While this seems like a sensible, if not alarming, design decision on the part of Google engineers, the choice to build a system that subverts our laws raises important questions about how we build ethics into our functional requirements. The question is well-framed by Emily Dreyfus, in an article for Wired, titled “The Robot Car of Tomorrow Might Just be Programmed to Hit You”. The article presents the reader with a very specific edge case: If a Google car is going to crash and is in the middle lane between two cars, how does it decide which car to crash into?

For instance, an algorithm could be built into the Google car to read sensor data to determine the size and make of the two cars. In our scenario, let’s say on the left side is a Ford Explorer, and on the right side is a Smart Car. Conceivably, the algorithm would determine that the Explorer would be better equipped to handle a crash, so the car is steered into the SUV, leaving the Smart Car untouched.

The logic of this edge case is clear: “The Explorer is better equipped to handle a moving collision, so it should be targeted for a crash rather than the Smart Car, which would likely crumple and kill the driver.” The only problem is that this approach introduces biases into the Google Car’s decision making, in essence targeting SUVs for crashes, rather than any other car. Knowing this, SUV sales may be impacted, as people avoid purchasing a vehicle that could be targeted in a collision. Do we really want to unleash a legion of cars equipped with advanced targeting systems?

The answer is obviously, “no” but what alternatives to this edge case are we left with? There really are no good alternatives or a single correct moral choice in this scenario, but some choice will have to be made. This is the sort of problem that robust requirements analysis can identify early, allowing the problem to receive full consideration before anything gets built or tested. Essentially, this killer car is a requirements problem. If we don’t ask it to select a target, it won’t. If we ask it to speed, it will speed. But what should we specify if no good choices present themselves?

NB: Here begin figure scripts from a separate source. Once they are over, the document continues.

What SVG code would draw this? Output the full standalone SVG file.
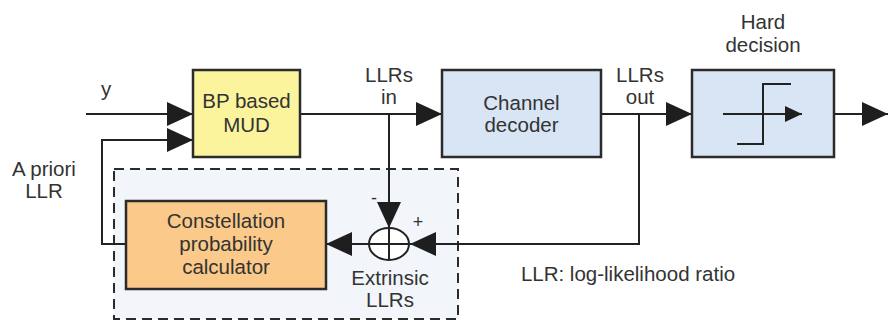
<svg xmlns="http://www.w3.org/2000/svg" width="888" height="320" viewBox="0 0 888 320">
<defs>
<style>
.t{font-family:"Liberation Sans",Arial,sans-serif;font-size:20.5px;fill:#333;text-anchor:middle}
.box{stroke:#2b2b2b;stroke-width:2.5}
.ln{stroke:#222;stroke-width:2;fill:none}
</style>
<marker id="ah" viewBox="0 0 26 24" refX="26" refY="12" markerWidth="26" markerHeight="24" markerUnits="userSpaceOnUse" orient="auto">
<path d="M0,0 L26,12 L0,24 Z" fill="#1e1e1e"/>
</marker>
<marker id="ahs" viewBox="0 0 17 16" refX="17" refY="8" markerWidth="17" markerHeight="16" markerUnits="userSpaceOnUse" orient="auto">
<path d="M0,0 L17,8 L0,16 Z" fill="#1e1e1e"/>
</marker>
</defs>
<rect width="888" height="320" fill="#fff"/>
<g id="dashed-region">
<rect x="114" y="169" width="344" height="150" fill="#f2f5fa" stroke="#2b2b2b" stroke-width="2" stroke-dasharray="10,6"/>
</g>
<g id="connectors">
<line class="ln" x1="86" y1="114" x2="193" y2="114" marker-end="url(#ah)"/>
<polyline class="ln" points="126,244 102,244 102,140 193,140" marker-end="url(#ah)"/>
<line class="ln" x1="300" y1="114" x2="442" y2="114" marker-end="url(#ah)"/>
<line class="ln" x1="601" y1="114" x2="692" y2="114" marker-end="url(#ah)"/>
<line class="ln" x1="834" y1="114" x2="888" y2="114" marker-end="url(#ah)"/>
<line class="ln" x1="389" y1="114" x2="389" y2="228" marker-end="url(#ah)"/>
<polyline class="ln" points="639,114 639,244 410,244" marker-end="url(#ah)"/>
<line class="ln" x1="369" y1="244" x2="326" y2="244" marker-end="url(#ah)"/>
</g>
<g id="sum">
<ellipse cx="389" cy="244" rx="20" ry="16" fill="#fff" stroke="#222" stroke-width="2"/>
<line class="ln" x1="369" y1="244" x2="409" y2="244"/>
<line class="ln" x1="389" y1="228" x2="389" y2="260"/>
<text class="t" x="374" y="204" style="font-size:18px">-</text>
<text class="t" x="418" y="228" style="font-size:18px">+</text>
<text class="t" x="390" y="285">Extrinsic</text>
<text class="t" x="390" y="307">LLRs</text>
</g>
<g id="bp-mud">
<rect class="box" x="193" y="70" width="107" height="87" fill="#fbf49c"/>
<text class="t" x="246.5" y="108">BP based</text>
<text class="t" x="246.5" y="132">MUD</text>
</g>
<g id="channel-decoder">
<rect class="box" x="442" y="70" width="159" height="87" fill="#d8e5f5"/>
<text class="t" x="521.5" y="110">Channel</text>
<text class="t" x="521.5" y="132">decoder</text>
</g>
<g id="hard-decision">
<rect class="box" x="692" y="70" width="142" height="87" fill="#d8e5f5"/>
<polyline class="ln" points="737,144 763,144 763,84 791,84"/>
<line class="ln" x1="723" y1="114" x2="802" y2="114" marker-end="url(#ahs)"/>
<text class="t" x="763" y="29">Hard</text>
<text class="t" x="763" y="52">decision</text>
</g>
<g id="constellation">
<rect class="box" x="126" y="201" width="200" height="88" fill="#fbc98a"/>
<text class="t" x="226" y="228">Constellation</text>
<text class="t" x="226" y="251">probability</text>
<text class="t" x="226" y="274">calculator</text>
</g>
<g id="labels">
<text class="t" x="106" y="96">y</text>
<text class="t" x="44" y="176">A priori</text>
<text class="t" x="44" y="198">LLR</text>
<text class="t" x="389" y="82">LLRs</text>
<text class="t" x="389" y="104">in</text>
<text class="t" x="640" y="82">LLRs</text>
<text class="t" x="640" y="104">out</text>
<text class="t" x="628" y="281">LLR: log-likelihood ratio</text>
</g>
</svg>
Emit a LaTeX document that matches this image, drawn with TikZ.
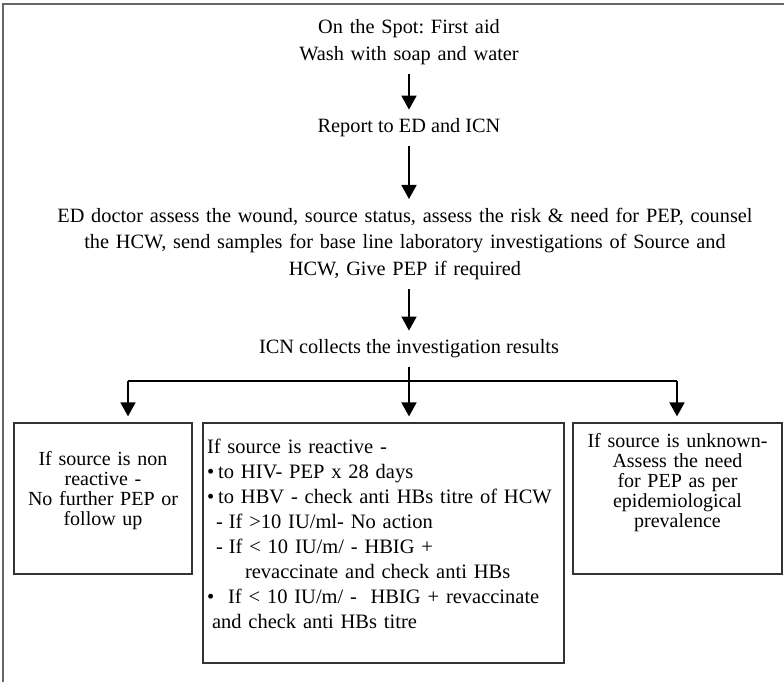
\documentclass[tikz,border=0pt]{standalone}
\usepackage{fontspec}
\setmainfont{Liberation Serif}
\usetikzlibrary{arrows.meta}
\begin{document}
\frenchspacing
\begin{tikzpicture}[x=1pt,y=-1pt]
\tikzstyle{every node}+=[inner sep=0pt]
\tikzstyle{txt}=[align=center,font=\fontsize{20.3}{26.5}\selectfont,inner ysep=9pt]
\tikzstyle{box}=[draw=black!80,line width=1.2pt,inner xsep=4pt,minimum height=151pt]
\tikzstyle{arr}=[line width=1.8pt,-{Triangle[length=14pt,width=15pt]}]
\useasboundingbox (0,0) rectangle (784,682);
\draw [black!60,line width=1.3pt] (3,682) -- (3,4) -- (784,4);
\node [txt,text width=400pt] (spot) at (409,42) {On the Spot: First aid\\Wash with soap and water};
\node [txt] (report) at (409,128) {Report to ED and ICN};
\node [txt,text width=730pt] (ed) at (405,244) {ED doctor assess the wound, source status, assess the risk \& need for PEP, counsel\\the HCW, send samples for base line laboratory investigations of Source and\\HCW, Give PEP if required};
\node [txt] (icn) at (409,349) {ICN collects the investigation results};
\coordinate (split) at (409,381);
\coordinate (leftend) at (128,381);
\coordinate (rightend) at (677,381);
\node [box,minimum width=178pt,text width=170pt,align=center,font=\fontsize{20}{19.8}\selectfont] (nonreact) at (103,498.5) {If source is non\\reactive -\\No further PEP or\\follow up\rule[-20pt]{0pt}{20pt}};
\node [box,minimum width=361pt,minimum height=240pt,text width=353pt,align=left,font=\fontsize{20.5}{25}\selectfont] (reactive) at (383.5,543) {If source is reactive -\\
•\hspace{4pt}to HIV- PEP x 28 days\\
•\hspace{4pt}to HBV - check anti HBs titre of HCW\\
\hspace*{9pt}-\hspace{6pt}If >10 IU/ml- No action\\
\hspace*{9pt}-\hspace{6pt}If < 10 IU/m/ - HBIG +\\
\hspace*{38pt}revaccinate and check anti HBs\\
•\hspace{14pt}If < 10 IU/m/ -\ \ HBIG + revaccinate\\
\hspace*{5pt}and check anti HBs titre\rule[-18pt]{0pt}{18pt}};
\node [box,minimum width=209pt,text width=201pt,align=center,font=\fontsize{20}{20}\selectfont] (unknown) at (677.5,498.5) {If source is unknown-\\Assess the need\\for PEP as per\\epidemiological\\prevalence\rule[-36pt]{0pt}{36pt}};
\draw [arr] (spot) -- (report);
\draw [arr] (report.south) -- (report.south |- ed.north);
\draw [arr] (icn.north |- ed.south) -- (icn);
\draw [arr,shorten >=6pt] (icn) -- (icn |- reactive.north);
\draw [line width=1.8pt] (leftend) -- (rightend);
\draw [arr,shorten >=6pt] (leftend) -- (leftend |- nonreact.north);
\draw [arr,shorten >=6pt] (rightend) -- (rightend |- unknown.north);
\end{tikzpicture}
\end{document}
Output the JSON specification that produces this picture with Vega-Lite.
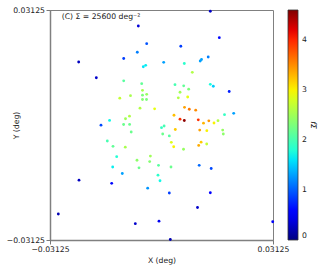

In situations like this, the worst thing a product could do is hide this messy moral calculus from its users. As a representative of the users of a product, it is vital to understand the impact of hidden features on a user’s experience with a product. To this end, the best thing a product can do is expose settings to users to give them the power to control the outcome they feel most comfortable with.

“As a Google Car driver, I must have the ability to disable crash-optimization settings, so my car doesn’t choose a target during a collision”.